- Entries shown -
- - -

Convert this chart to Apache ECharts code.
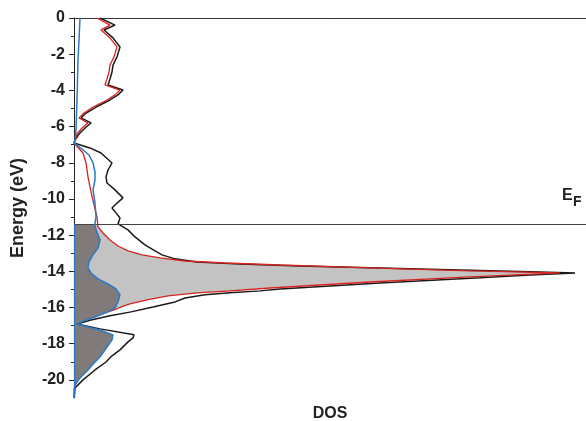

- - -

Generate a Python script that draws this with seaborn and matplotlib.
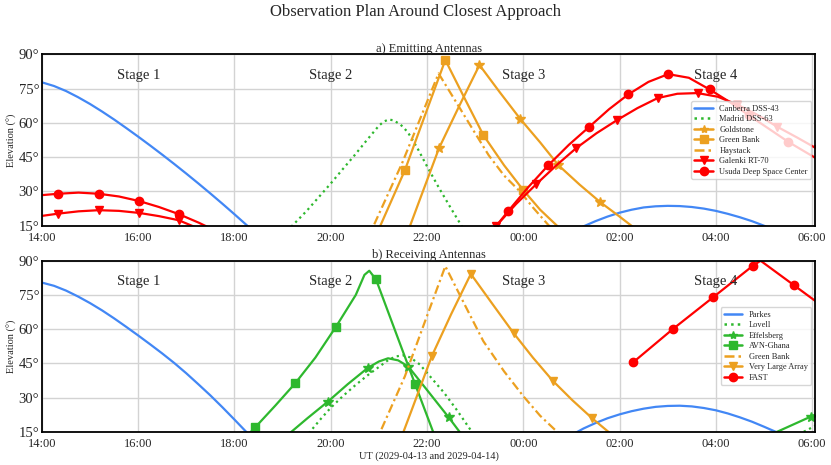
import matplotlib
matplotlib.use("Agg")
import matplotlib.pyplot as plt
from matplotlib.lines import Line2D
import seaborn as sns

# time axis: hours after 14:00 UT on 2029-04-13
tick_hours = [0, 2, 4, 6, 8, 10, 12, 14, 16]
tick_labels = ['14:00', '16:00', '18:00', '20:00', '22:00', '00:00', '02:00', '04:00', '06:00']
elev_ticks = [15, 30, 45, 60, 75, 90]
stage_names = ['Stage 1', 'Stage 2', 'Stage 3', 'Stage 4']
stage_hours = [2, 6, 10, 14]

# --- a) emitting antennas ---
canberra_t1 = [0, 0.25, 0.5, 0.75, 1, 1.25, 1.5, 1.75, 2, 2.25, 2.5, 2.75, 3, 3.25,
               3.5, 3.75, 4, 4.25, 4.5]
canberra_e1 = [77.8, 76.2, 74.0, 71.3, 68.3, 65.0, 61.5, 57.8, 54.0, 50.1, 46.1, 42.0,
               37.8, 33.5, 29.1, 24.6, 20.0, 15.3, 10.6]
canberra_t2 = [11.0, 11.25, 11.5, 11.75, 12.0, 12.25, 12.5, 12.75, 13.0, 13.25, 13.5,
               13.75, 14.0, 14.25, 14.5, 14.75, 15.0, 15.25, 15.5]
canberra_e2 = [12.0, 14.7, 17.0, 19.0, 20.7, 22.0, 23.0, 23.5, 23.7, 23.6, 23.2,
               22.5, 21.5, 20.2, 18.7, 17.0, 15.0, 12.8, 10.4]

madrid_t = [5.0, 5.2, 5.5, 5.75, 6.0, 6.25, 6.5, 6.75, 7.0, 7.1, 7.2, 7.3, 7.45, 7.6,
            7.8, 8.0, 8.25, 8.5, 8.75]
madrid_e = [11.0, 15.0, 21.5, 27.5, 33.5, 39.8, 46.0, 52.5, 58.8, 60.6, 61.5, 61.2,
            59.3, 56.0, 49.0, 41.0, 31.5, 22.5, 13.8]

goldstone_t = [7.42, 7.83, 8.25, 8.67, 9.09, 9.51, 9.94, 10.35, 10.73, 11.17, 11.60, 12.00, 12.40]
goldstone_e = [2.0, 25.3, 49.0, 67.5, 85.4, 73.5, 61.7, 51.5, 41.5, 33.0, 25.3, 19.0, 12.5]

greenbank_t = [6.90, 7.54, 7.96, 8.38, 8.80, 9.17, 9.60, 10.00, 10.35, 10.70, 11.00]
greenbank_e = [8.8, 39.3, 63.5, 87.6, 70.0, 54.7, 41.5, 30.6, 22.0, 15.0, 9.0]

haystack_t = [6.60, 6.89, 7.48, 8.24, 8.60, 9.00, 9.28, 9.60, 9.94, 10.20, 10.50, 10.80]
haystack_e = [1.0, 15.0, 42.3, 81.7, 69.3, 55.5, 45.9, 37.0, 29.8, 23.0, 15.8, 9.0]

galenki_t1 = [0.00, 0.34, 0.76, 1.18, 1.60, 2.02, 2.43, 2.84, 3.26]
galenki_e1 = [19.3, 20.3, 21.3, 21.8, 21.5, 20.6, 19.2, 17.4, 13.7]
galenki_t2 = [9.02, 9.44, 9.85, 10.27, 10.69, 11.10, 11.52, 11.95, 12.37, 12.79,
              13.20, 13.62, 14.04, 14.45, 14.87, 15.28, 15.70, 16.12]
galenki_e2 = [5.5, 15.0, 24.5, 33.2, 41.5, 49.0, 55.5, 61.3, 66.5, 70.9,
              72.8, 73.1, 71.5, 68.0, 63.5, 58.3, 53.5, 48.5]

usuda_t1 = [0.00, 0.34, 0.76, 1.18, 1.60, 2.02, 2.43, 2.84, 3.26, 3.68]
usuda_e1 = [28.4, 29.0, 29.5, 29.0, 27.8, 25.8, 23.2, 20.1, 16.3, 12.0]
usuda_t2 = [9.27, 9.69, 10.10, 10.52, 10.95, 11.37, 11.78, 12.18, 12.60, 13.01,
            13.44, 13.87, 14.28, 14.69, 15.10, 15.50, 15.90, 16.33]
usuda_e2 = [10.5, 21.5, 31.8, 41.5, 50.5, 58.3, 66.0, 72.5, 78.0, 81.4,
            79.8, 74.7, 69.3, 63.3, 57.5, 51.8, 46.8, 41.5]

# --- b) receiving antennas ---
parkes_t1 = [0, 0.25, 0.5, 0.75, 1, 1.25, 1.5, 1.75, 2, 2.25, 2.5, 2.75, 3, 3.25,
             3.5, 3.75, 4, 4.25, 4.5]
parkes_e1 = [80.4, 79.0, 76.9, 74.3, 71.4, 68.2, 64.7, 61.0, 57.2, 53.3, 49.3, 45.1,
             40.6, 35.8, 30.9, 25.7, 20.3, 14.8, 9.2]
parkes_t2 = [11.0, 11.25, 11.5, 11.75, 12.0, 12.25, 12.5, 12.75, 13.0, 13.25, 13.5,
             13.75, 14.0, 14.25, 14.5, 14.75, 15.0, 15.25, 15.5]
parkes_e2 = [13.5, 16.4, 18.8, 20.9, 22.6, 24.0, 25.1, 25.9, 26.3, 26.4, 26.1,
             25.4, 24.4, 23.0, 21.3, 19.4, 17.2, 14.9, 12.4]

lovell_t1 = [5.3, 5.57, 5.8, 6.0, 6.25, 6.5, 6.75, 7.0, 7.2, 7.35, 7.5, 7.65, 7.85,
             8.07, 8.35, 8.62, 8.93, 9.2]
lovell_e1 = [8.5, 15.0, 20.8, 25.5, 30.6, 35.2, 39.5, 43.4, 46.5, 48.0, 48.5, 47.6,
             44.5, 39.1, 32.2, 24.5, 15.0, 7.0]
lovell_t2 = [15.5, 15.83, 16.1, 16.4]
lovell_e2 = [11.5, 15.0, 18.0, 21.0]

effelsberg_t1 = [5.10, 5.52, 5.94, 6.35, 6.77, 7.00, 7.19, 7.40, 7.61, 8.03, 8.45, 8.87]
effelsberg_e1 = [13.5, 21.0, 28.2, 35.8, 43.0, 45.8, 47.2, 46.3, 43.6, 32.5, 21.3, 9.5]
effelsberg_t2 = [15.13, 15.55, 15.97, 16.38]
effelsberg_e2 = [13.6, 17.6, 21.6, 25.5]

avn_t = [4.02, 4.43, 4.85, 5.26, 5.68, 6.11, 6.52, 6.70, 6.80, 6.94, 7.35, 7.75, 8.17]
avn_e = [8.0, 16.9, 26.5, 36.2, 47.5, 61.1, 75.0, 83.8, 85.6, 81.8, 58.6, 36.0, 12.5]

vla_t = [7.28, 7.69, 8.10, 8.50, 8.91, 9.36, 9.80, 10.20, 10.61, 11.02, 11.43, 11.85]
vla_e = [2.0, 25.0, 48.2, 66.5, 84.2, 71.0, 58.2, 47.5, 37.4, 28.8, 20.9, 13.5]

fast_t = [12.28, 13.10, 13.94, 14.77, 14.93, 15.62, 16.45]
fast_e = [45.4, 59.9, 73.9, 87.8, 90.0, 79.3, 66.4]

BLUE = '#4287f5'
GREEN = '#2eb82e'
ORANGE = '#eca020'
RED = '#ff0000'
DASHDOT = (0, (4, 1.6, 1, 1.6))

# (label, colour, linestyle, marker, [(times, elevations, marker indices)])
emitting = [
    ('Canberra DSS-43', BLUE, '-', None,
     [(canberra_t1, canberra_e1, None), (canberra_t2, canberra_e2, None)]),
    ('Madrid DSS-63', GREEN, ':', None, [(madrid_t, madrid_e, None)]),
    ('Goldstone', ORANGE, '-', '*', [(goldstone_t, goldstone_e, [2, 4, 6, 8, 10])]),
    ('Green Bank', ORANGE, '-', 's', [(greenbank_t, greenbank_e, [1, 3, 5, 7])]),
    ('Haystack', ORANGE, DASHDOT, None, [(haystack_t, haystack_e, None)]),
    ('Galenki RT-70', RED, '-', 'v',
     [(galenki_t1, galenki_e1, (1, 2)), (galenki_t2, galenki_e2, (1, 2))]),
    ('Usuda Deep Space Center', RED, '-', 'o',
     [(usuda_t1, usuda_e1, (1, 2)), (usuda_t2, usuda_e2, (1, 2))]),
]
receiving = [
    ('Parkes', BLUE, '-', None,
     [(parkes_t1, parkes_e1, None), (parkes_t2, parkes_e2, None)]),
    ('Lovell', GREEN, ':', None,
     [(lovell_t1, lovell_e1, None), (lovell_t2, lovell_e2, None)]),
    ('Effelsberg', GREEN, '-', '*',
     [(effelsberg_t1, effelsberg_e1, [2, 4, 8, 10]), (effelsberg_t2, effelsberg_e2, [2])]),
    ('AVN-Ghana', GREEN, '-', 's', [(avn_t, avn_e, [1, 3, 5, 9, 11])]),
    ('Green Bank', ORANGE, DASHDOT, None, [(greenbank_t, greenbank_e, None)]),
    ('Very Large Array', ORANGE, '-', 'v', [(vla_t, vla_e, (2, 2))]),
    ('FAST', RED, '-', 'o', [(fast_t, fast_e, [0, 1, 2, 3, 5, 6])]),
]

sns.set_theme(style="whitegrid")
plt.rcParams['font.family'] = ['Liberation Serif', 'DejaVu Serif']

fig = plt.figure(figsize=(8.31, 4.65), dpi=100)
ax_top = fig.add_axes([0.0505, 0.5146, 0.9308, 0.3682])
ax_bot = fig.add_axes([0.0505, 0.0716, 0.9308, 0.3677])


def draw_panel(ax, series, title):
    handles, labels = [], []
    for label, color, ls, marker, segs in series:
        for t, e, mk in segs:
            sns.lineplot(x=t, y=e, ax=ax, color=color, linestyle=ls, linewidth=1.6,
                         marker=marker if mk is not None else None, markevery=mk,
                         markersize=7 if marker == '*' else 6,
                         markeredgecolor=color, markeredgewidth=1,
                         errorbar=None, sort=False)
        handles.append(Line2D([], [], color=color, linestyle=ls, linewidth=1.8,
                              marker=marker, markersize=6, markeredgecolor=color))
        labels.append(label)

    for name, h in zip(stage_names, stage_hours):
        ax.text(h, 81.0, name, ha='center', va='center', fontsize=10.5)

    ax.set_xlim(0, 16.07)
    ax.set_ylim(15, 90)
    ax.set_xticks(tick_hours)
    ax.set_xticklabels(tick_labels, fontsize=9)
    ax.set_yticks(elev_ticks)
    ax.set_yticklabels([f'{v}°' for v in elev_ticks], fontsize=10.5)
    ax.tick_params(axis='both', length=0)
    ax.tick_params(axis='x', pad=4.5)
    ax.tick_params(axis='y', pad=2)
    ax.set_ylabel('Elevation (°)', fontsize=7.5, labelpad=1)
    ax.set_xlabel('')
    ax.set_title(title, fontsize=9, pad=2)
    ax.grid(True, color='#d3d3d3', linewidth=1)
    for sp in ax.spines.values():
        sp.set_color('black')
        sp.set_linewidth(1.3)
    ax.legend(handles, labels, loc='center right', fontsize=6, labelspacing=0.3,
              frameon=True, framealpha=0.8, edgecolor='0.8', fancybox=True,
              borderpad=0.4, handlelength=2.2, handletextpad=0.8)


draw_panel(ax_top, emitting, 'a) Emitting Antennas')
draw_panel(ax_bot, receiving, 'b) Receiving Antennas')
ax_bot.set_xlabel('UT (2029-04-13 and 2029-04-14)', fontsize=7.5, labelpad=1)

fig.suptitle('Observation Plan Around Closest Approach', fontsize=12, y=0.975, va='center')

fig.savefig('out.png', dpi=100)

- - -

- Short problem -
On how many lines does the word "seaborn" appear? Answer with only the number.

- Full solution -
2